An optimized RAG system offers:

  • Greater search accuracy,
  • Enhanced response generation capabilities,
  • Greater contextual relevance in answers,
  • Reduced response time,
  • And greater scalability,

On the other hand, an unoptimized RAG system may suffer from various issues, including:

  • Irrelevant or inaccurate search results,
  • Inefficient response generation,
  • Long response times and user frustration
  • And an inability to handle complex queries, large data volumes and user queries.

So, you have to optimize your pipeline if you care about user satisfaction and engagement. A well-optimized system yields greater user trust, greater accuracy and more relevance of the information provided. Ultimately this leads to greater adoption levels. That, in turn, can result in higher user retention rates and greater value addition to the business. So, no, you can not skip this step.

Step-by-Step Optimization Process

So, let’s get into the optimization process. Follow the steps to optimize your RAG pipeline.

1. Time to Prep

Proper preparation is better than a nosedive. So, let’s carve out an action plan for the optimization prep.

Start by conducting a detailed and unbiased audit of your RAG system. It’s your baby, we get it, but be as tough as you can be and assess its performance. The goal of this audit it to identify any bottlenecks or inefficiencies. Then you will gather data on user queries and system responses. This is your baseline.

Once you have your baseline in place, then next you need to decide where you want to take your system. This is where you use the data from the audit to shortlist areas you need to improve.

Get creative here. Look for patterns or recurring issues that may be impacting the system’s performance. There can be many.
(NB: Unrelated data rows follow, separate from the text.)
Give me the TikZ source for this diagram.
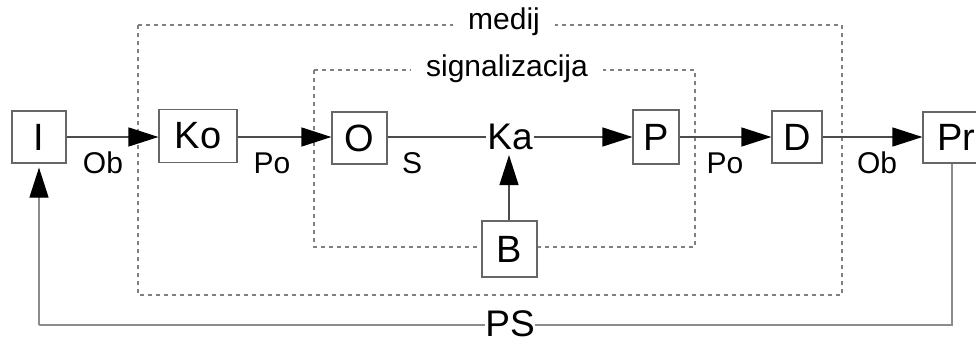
\documentclass[tikz,border=0pt]{standalone}
\usepackage{fontspec}
\setmainfont{Liberation Sans}
\usetikzlibrary{arrows.meta}
\begin{document}
\begin{tikzpicture}[x=1pt,y=-1pt,
  box/.style={draw=black!60,line width=1.2pt,fill=white,inner sep=0pt,font=\fontsize{38}{40}\selectfont},
  big/.style={inner sep=1pt,font=\fontsize{37}{40}\selectfont},
  lbl/.style={inner sep=0pt,font=\fontsize{30}{32}\selectfont},
  ttl/.style={fill=white,inner xsep=15pt,inner ysep=0pt,anchor=base,font=\fontsize{30}{32}\selectfont},
  conn/.style={draw=black!70,line width=1.3pt},
  tip/.style={-{Triangle[length=30pt,width=19pt,black]}},
  arr/.style={conn,tip},
  fb/.style={draw=black!45,line width=1.2pt},
  zone/.style={draw=black!50,line width=1.2pt,dash pattern=on 4pt off 4pt}]
\clip (0,0) rectangle (976,342);
\fill[white] (0,0) rectangle (976,342);
% zones
\draw[zone] (138,25) rectangle (842,295);
\draw[zone] (314,70) rectangle (695,247);
\node[ttl] (medij) at (504,30) {medij};
\node[ttl] (sig) at (507,77) {signalizacija};
% boxes
\node[box,minimum width=54pt,minimum height=52pt] (I) at (39,137) {I};
\node[box,minimum width=78pt,minimum height=53pt] (Ko) at (198,136) {Ko};
\node[box,minimum width=55pt,minimum height=52pt] (O) at (359.5,138) {O};
\node[big] (Ka) at (510,137) {Ka};
\node[box,minimum width=46pt,minimum height=54pt] (P) at (656,137) {P};
\node[box,minimum width=50pt,minimum height=52pt] (D) at (797,137) {D};
\node[box,minimum width=66pt,minimum height=51pt] (Pr) at (956,137.5) {Pr};
\node[box,minimum width=55pt,minimum height=56pt] (B) at (509.5,249) {B};
% connectors
\draw[arr] (I.east |- 0,137) -- (Ko.west |- 0,137);
\draw[arr] (Ko.east |- 0,137) -- (O.west |- 0,137);
\draw[conn] (O.east |- 0,137) -- (Ka.west);
\draw[arr] (Ka.east) -- (P.west |- 0,137);
\draw[arr] (P.east |- 0,137) -- (D.west |- 0,137);
\draw[arr] (D.east |- 0,137) -- (Pr.west |- 0,137);
\draw[arr,shorten >=4pt] (B.north -| 509,0) -- (Ka.south -| 509,0);
% labels
\node[lbl] (ob1) at (103,163) {Ob};
\node[lbl] (po1) at (272,163) {Po};
\node[lbl] (s) at (412,163) {S};
\node[lbl] (po2) at (725,163) {Po};
\node[lbl] (ob2) at (877,163) {Ob};
% feedback
\coordinate (fbR) at (952,325);
\coordinate (fbL) at (39,325);
\draw[fb] (Pr.south -| fbR) -- (fbR) -- (fbL);
\draw[fb,tip,shorten >=4pt] (fbL) -- (I.south);
\node[big,fill=white,inner sep=0pt] (PS) at (510,324) {PS};
\end{tikzpicture}
\end{document}
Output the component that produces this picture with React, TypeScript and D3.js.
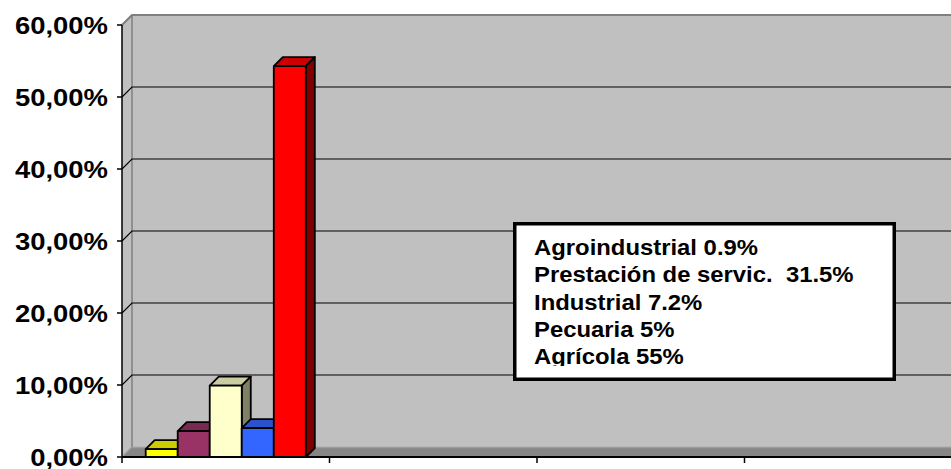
import React from "react";
import * as d3 from "d3";

const categories = ["C1", "C2", "C3", "C4"];
const seriesNames = ["Agroindustrial", "Pecuaria", "Industrial", "Prestación de servicios", "Agrícola"];
const seriesValues = [1.1, 3.6, 9.9, 4.0, 54.3];
const seriesColors = ["#FFFF00", "#993366", "#FFFFCC", "#3366FF", "#FF0000"];
const yTicks = [0, 10, 20, 30, 40, 50, 60];
const legendLines = [
  "Agroindustrial 0.9%",
  "Prestación de servic.  31.5%",
  "Industrial 7.2%",
  "Pecuaria 5%",
  "Agrícola 55%",
];

const W = 951;
const H = 469;
const X0 = 122;
const XEND = 952;
const Y0 = 457;
const YTOP = 25;
const WDX = 10;
const WDY = -10;
const BDX = 9;
const BDY = -9;
const FONT = "Arial, 'Liberation Sans', Helvetica, sans-serif";

function shade(c: string, k: number) {
  const r = d3.rgb(c);
  return d3.rgb(r.r * k, r.g * k, r.b * k).formatHex();
}

export default function App() {
  const y = d3.scaleLinear().domain([0, 60]).range([Y0, YTOP]);
  const x = d3.scaleBand<string>().domain(categories).range([X0, XEND]);
  const xs = d3
    .scaleBand<string>()
    .domain(seriesNames)
    .range([0, x.bandwidth()])
    .paddingInner(0)
    .paddingOuter(0.74);

  const backRight = W + 20;

  return (
    <svg
      width={W}
      height={H}
      style={{ position: "absolute", left: 0, top: 0, display: "block", background: "#fff" }}
    >
      {/* back wall */}
      <rect
        x={X0 + WDX}
        y={YTOP + WDY}
        width={backRight - X0 - WDX}
        height={Y0 - YTOP}
        fill="#C0C0C0"
      />
      {/* side wall */}
      <polygon
        points={`${X0},${YTOP} ${X0 + WDX},${YTOP + WDY} ${X0 + WDX},${Y0 + WDY} ${X0},${Y0}`}
        fill="#C0C0C0"
      />
      <line
        x1={X0 + WDX}
        x2={X0 + WDX}
        y1={YTOP + WDY}
        y2={Y0 + WDY}
        stroke="#808080"
        strokeWidth={1.5}
      />
      {/* gridlines */}
      {yTicks
        .filter((t) => t > 0 && t < 60)
        .map((t) => (
          <path
            key={t}
            d={`M${X0},${y(t)} L${X0 + WDX},${y(t) + WDY} L${backRight},${y(t) + WDY}`}
            fill="none"
            stroke="#000"
            strokeWidth={1.2}
          />
        ))}
      <path
        d={`M${X0},${y(60)} L${X0 + WDX},${y(60) + WDY} L${backRight},${y(60) + WDY}`}
        fill="none"
        stroke="#808080"
        strokeWidth={2.2}
      />
      {/* floor */}
      <polygon
        points={`${X0},${Y0} ${X0 + WDX},${Y0 + WDY} ${backRight},${Y0 + WDY} ${backRight - WDX},${Y0}`}
        fill="#868686"
      />
      <line x1={X0 + WDX} x2={backRight} y1={Y0 + WDY + 0.5} y2={Y0 + WDY + 0.5} stroke="#9C9C9C" strokeWidth={1.5} />
      <line x1={X0} x2={X0 + WDX} y1={Y0} y2={Y0 + WDY} stroke="#9C9C9C" strokeWidth={1.5} />

      {/* bars */}
      {seriesNames.map((s, i) => {
        const bx = (x(categories[0]) as number) + (xs(s) as number);
        const bw = xs.bandwidth();
        const top = y(seriesValues[i]);
        const bot = y(0);
        const c = seriesColors[i];
        return (
          <g key={s} stroke="#000" strokeWidth={1.8} strokeLinejoin="round">
            <polygon
              points={`${bx},${top} ${bx + BDX},${top + BDY} ${bx + bw + BDX},${top + BDY} ${bx + bw},${top}`}
              fill={shade(c, 0.8)}
            />
            <polygon
              points={`${bx + bw},${top} ${bx + bw + BDX},${top + BDY} ${bx + bw + BDX},${bot + BDY} ${bx + bw},${bot}`}
              fill={shade(c, 0.5)}
            />
            <rect x={bx} y={top} width={bw} height={bot - top} fill={c} />
          </g>
        );
      })}

      {/* axes */}
      <line x1={X0} x2={W} y1={Y0} y2={Y0} stroke="#000" strokeWidth={2} />
      <line x1={X0} x2={X0} y1={YTOP} y2={Y0 + 6} stroke="#000" strokeWidth={1.5} />
      {categories.map((c, i) =>
        i === 0 ? null : (
          <line
            key={c}
            x1={x(c) as number}
            x2={x(c) as number}
            y1={Y0}
            y2={Y0 + 6}
            stroke="#000"
            strokeWidth={1.5}
          />
        )
      )}
      {yTicks.map((t) => (
        <g key={t}>
          <line x1={X0 - 5} x2={X0} y1={y(t)} y2={y(t)} stroke="#000" strokeWidth={1.5} />
          <g transform={`translate(108,${y(t) + 8.9}) scale(1.12,1)`}>
            <text
              textAnchor="end"
              fontFamily={FONT}
              fontWeight="bold"
              fontSize={24.5}
              fill="#000"
            >
              {d3.format(".2f")(t).replace(".", ",") + "%"}
            </text>
          </g>
        </g>
      ))}

      {/* text box */}
      <defs>
        <clipPath id="boxclip">
          <rect x={516} y={225} width={377} height={141} />
        </clipPath>
      </defs>
      <rect x={514.75} y={223.75} width={379.5} height={155.5} fill="#fff" stroke="#000" strokeWidth={3.5} />
      <g clipPath="url(#boxclip)">
        {legendLines.map((l, i) => (
          <g key={i} transform={`translate(534,${255 + i * 27.3}) scale(1.12,1)`}>
            <text
              fontFamily={FONT}
              fontWeight="bold"
              fontSize={21.3}
              fill="#000"
              style={{ whiteSpace: "pre" }}
            >
              {l}
            </text>
          </g>
        ))}
      </g>
    </svg>
  );
}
So look for signs such as low search accuracy or slow response times.

2. Define Your Goals

Then brainstorm how to improve these areas. Think what could cause these issues? Is it the data? Is it the training? The retrieval? Make a list. Use these hypotheses to create a list of optimization goals. For example, your goals may include increasing search accuracy by 10% or reducing response times by 20%. It could be as many you want and can handle to improve in one go.
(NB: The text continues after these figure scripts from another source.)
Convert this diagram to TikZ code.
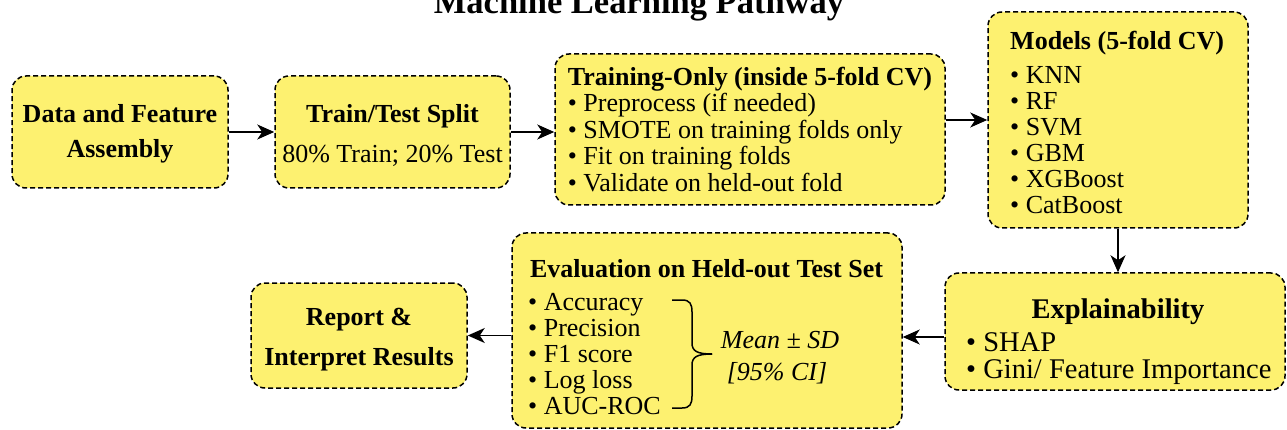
\documentclass[tikz,border=0pt]{standalone}
\usepackage{fontspec}
\setmainfont{Liberation Serif}
\usetikzlibrary{arrows.meta}
\definecolor{boxyellow}{RGB}{253,241,112}

\begin{document}
\begin{tikzpicture}[x=1pt,y=-1pt]
   \tikzset{box/.style 2 args={draw=black, fill=boxyellow, line width=1.5pt, dash pattern=on 5pt off 3pt, rounded corners=14pt, minimum width=#1, minimum height=#2, inner sep=0pt, align=center, font=\fontsize{26}{26.5}\selectfont}};
   \tikzset{txt/.style={inner sep=0pt, align=left, font=\fontsize{26}{26}\selectfont}};
   \tikzset{arr/.style={line width=1.6pt, -{Stealth[length=17pt,width=15pt,inset=5pt]}}};

\useasboundingbox (0,0) rectangle (1287,430);

\node[anchor=base, inner sep=0pt, font=\bfseries\fontsize{34.5}{40}\selectfont] (title) at (639,14) {Machine Learning Pathway};

% top row
\node[box={216pt}{112pt}] (data) at (120,132) {};
\node[txt, align=center, font=\bfseries\fontsize{26}{35}\selectfont] (dataText) at (120,134) {Data and Feature\\Assembly};
\node[box={235pt}{112pt}] (split) at (392.5,132) {};
\node[txt, align=center] (splitText) at (392.5,135.5) {\textbf{Train/Test Split}\\[14pt]80\% Train; 20\% Test};
\node[box={390pt}{151pt}, align=left] (train) at (750,129.5) {\textbf{Training-Only (inside 5-fold CV)}\\\textbullet\ Preprocess (if needed)\\\textbullet\ SMOTE on training folds only\\\textbullet\ Fit on training folds\\\textbullet\ Validate on held-out fold};
\node[box={260pt}{216pt}] (models) at (1118,120) {};
\node[txt, anchor=west] (modelsList) at (1010,122) {\textbf{Models (5-fold CV)}\\[8pt]\textbullet\ KNN\\\textbullet\ RF\\\textbullet\ SVM\\\textbullet\ GBM\\\textbullet\ XGBoost\\\textbullet\ CatBoost};

% bottom row
\node[box={340pt}{117pt}] (expl) at (1115,331.5) {};
\node[txt, anchor=base, font=\bfseries\fontsize{28.5}{26.5}\selectfont] (explHead) at (1118,318) {Explainability};
\node[txt, anchor=west, font=\fontsize{28.5}{26.5}\selectfont] (explList) at (966,358.5) {\textbullet\ SHAP\\\textbullet\ Gini/ Feature Importance};

\node[box={390pt}{195pt}] (eval) at (707,330.5) {};
\node[txt, anchor=base, font=\bfseries\fontsize{26}{26}\selectfont] (evalHead) at (706.5,277) {Evaluation on Held-out Test Set};
\node[txt, anchor=west] (evalList) at (528,354.5) {\textbullet\ Accuracy\\\textbullet\ Precision\\\textbullet\ F1 score\\\textbullet\ Log loss\\\textbullet\ AUC-ROC};
\draw[line width=1.5pt] (672,300) -- (682,300) .. controls (690,300) and (692,304) .. (692,312) -- (692,343) .. controls (692,351) and (697,354) .. (712,354);
\draw[line width=1.5pt] (672,408) -- (682,408) .. controls (690,408) and (692,404) .. (692,396) -- (692,365) .. controls (692,357) and (697,354) .. (712,354);
\node[txt, anchor=base, font=\itshape\fontsize{26}{26}\selectfont] (evalMean) at (780,348) {Mean ± SD};
\node[txt, anchor=base, font=\itshape\fontsize{26}{26}\selectfont] (evalCI) at (777,380) {[95\% CI]};

\node[box={216pt}{105pt}] (report) at (359,335.5) {};
\node[txt, align=center, font=\bfseries\fontsize{26}{40}\selectfont] (reportText) at (359,340) {Report \&\\Interpret Results};

% connectors
\draw[arr] (data.east) -- (split.west);
\draw[arr] (split.east) -- (split.east -| train.west);
\draw[arr] (train.east |- models.west) -- (models.west);
\draw[arr] (models.south) -- (models.south |- expl.north);
\draw[arr] ([yshift=-5.5pt]expl.west) -- ([yshift=-5.5pt]expl.west -| eval.east);
\draw[arr] (eval.west |- report.east) -- (report.east);

\end{tikzpicture}
\end{document}
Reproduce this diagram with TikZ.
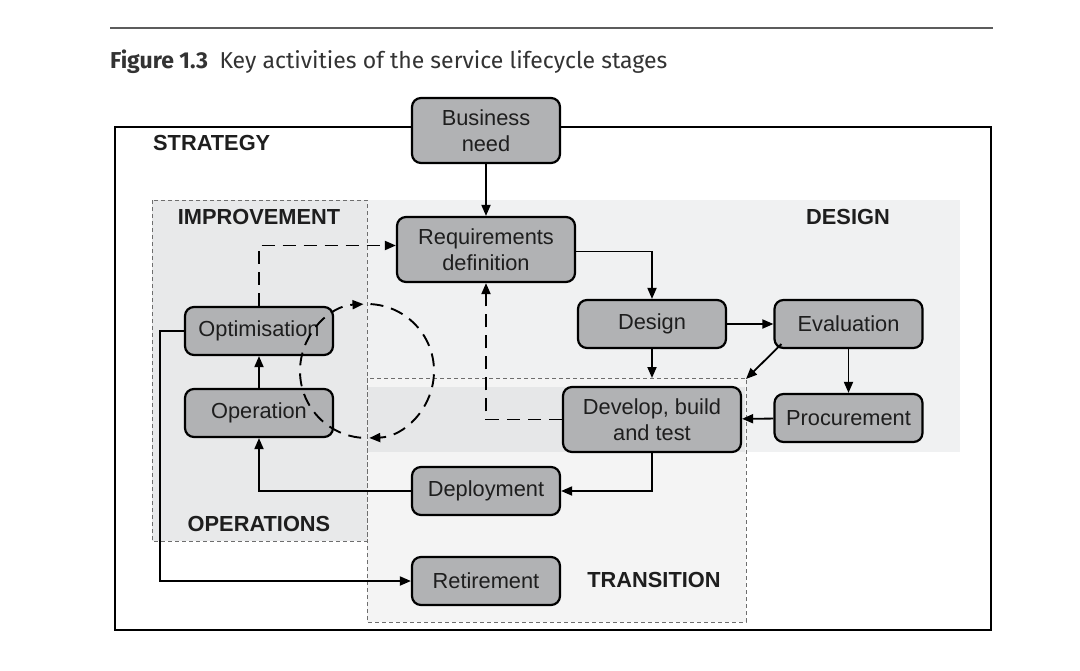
\documentclass[tikz,border=0pt]{standalone}
\usepackage{fontspec}
\setmainfont{Liberation Sans}
\newfontfamily\capfont{Fira Sans}
\usetikzlibrary{arrows.meta}
\definecolor{boxgray}{HTML}{B1B2B4}
\definecolor{designbg}{HTML}{F0F1F2}
\definecolor{transbg}{HTML}{F4F4F4}
\definecolor{overlapbg}{HTML}{E6E7E8}
\definecolor{leftbg}{HTML}{E8E9EA}
\definecolor{txt}{HTML}{1E1E1E}
\definecolor{captxt}{HTML}{333333}
\definecolor{regionline}{HTML}{6E6E6E}
\begin{document}
\begin{tikzpicture}[x=1pt,y=-1pt,
  box/.style={draw=black, line width=2.2pt, rounded corners=9pt, fill=boxgray,
    align=center, inner sep=0pt, text=txt, minimum width=148pt, minimum height=48pt,
    font=\fontsize{21.8}{26}\selectfont},
  wide/.style={minimum width=178pt, minimum height=65pt},
  tall/.style={minimum height=65pt},
  lbl/.style={font=\bfseries\fontsize{21.8}{26}\selectfont, text=txt, inner sep=0pt},
  arr/.style={line width=1.8pt, -{Triangle[length=11pt,width=9pt]}},
  darr/.style={line width=1.9pt, dash pattern=on 13pt off 8pt, -{Triangle[length=11pt,width=9pt]}},
  region/.style={draw=regionline, line width=0.9pt, dash pattern=on 4pt off 3pt},
]
\useasboundingbox (0,0) rectangle (1080,670);
\fill[white] (0,0) rectangle (1080,670);
% top rule and caption
\draw[line width=1.5pt, color=captxt!80] (110,28) -- (993,28);
\node[anchor=base west, inner sep=0pt, text=captxt, font=\capfont\fontsize{23}{27}\selectfont] (cap) at (110,68)
  {{\bfseries Figure 1.3}\hspace{0.5em}Key activities of the service lifecycle stages};
% strategy frame
\draw[line width=2pt] (115,127) rectangle (991,630);
% regions
\fill[designbg] (367,200) rectangle (960,452);
\filldraw[region, fill=transbg] (367,378) rectangle (746,622);
\fill[overlapbg] (368,387) rectangle (745,452);
\filldraw[region, fill=leftbg] (152,200) rectangle (367,541);
% labels
\node[lbl, anchor=west] (lstrat) at (153,143) {STRATEGY};
\node[lbl] (limp) at (259,217) {IMPROVEMENT};
\node[lbl] (ldes) at (848,217) {DESIGN};
\node[lbl] (lops) at (259,524) {OPERATIONS};
\node[lbl] (ltra) at (654,580) {TRANSITION};
% boxes
\node[box, tall] (bn) at (486,130.5) {Business\\need};
\node[box, wide] (req) at (486,249.5) {Requirements\\definition};
\node[box] (des) at (652,324) {Design};
\node[box] (eval) at (848.5,324) {Evaluation};
\node[box] (opt) at (259,331) {Optimisation};
\node[box] (op) at (259,413) {Operation};
\node[box, wide] (dev) at (652,419.5) {Develop, build\\and test};
\node[box] (proc) at (848.5,418) {Procurement};
\node[box] (dep) at (486,491) {Deployment};
\node[box] (ret) at (486,581) {Retirement};
\coordinate (tdes) at (652,378);
\coordinate (tcorner) at (746,379);
\coordinate (lt) at (160,331);
% connectors
\draw[arr] (bn) -- (req);
\draw[arr] ([yshift=-2pt]req.east) -| (des.north);
\draw[arr] (des) -- (eval);
\draw[arr] (des.south) -- (tdes);
\draw[arr] ([shift={(8,-5)}]eval.south west) -- (tcorner);
\draw[arr] (eval) -- (proc);
\draw[arr] (proc) -- (dev);
\draw[arr] (dev.south) |- (dep.east);
\draw[arr] (dep.west) -| (op.south);
\draw[arr] (op) -- (opt);
\draw[arr] (opt.west) -- (lt) |- (ret.west);
\draw[darr] (opt.north) |- ([yshift=4pt]req.west);
\draw[darr] (dev.west) -| (req.south);
% improvement cycle
\draw[darr] (367,371) ++(95:67) arc[start angle=95, end angle=267, radius=67];
\draw[darr] (367,371) ++(273:67) arc[start angle=273, end angle=448, radius=67];
\end{tikzpicture}
\end{document}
3. Implement Optimization Strategies

Implement targeted optimization strategies to achieve your defined goals. These strategies may include:

  • Refining the retrieval module algorithms to improve search accuracy.
  • Enhancing the ranking module algorithms to prioritize more relevant information.
  • Tuning the generation module to generate more informative and coherent responses.
  • Optimizing hardware resources and infrastructure to improve system performance.
  • Integrating caching mechanisms to reduce response times.
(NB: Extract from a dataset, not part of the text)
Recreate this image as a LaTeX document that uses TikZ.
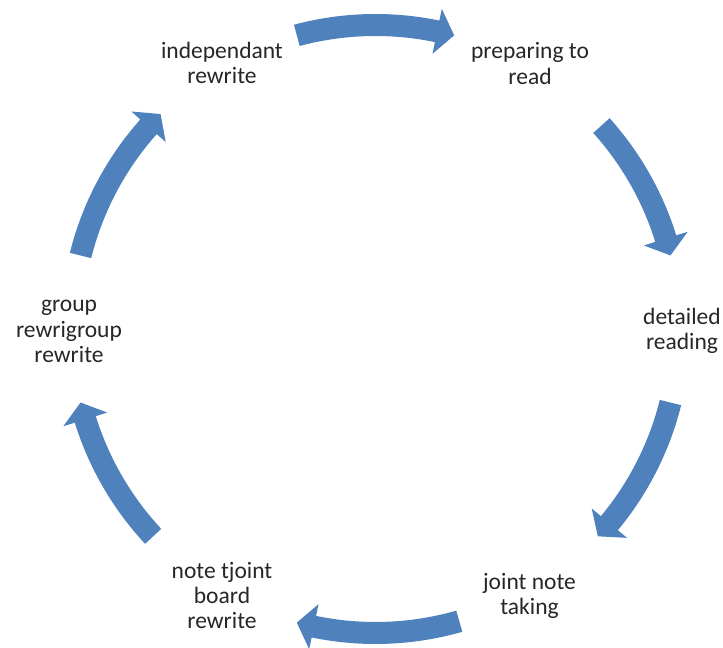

4. Experimentation and Course-correction

Don’t get disappointed if the results you get are not the results you expected. Continuously monitor the performance of your RAG system throughout the optimization process and later on as well. Compare the results against the baseline established during the audit stage. Track changes and make adjustments as necessary. If you collect and analyze user feedback you will get a better understanding of whether the results are improving or not. Alighn your RAG outcomes with user expectations, not just your own.

5. Maintaining Your Optimized RAG System

Once your RAG system is optimized, you will have to put a system in place that maintains performance. It is vital to preserve success and secure it through future-proofing efforts. For this regular check and balance is vital. Place automated monitoring tools in place that guage your pipelines performance on the metrics you select. Include real-time alerting mechanisms to stay aware of any critical errors or anomallies. Address them promptly and prevent reoccurence.

Remember, you are aiming for incremental improvements, you can optimize everything in one go. This is a process not a magic spell. Follow and repeat as necessary. Don’t get overwhelmed by the choices. Assess every component, prioritize your need-to-haves, good-to-haves and then go from there.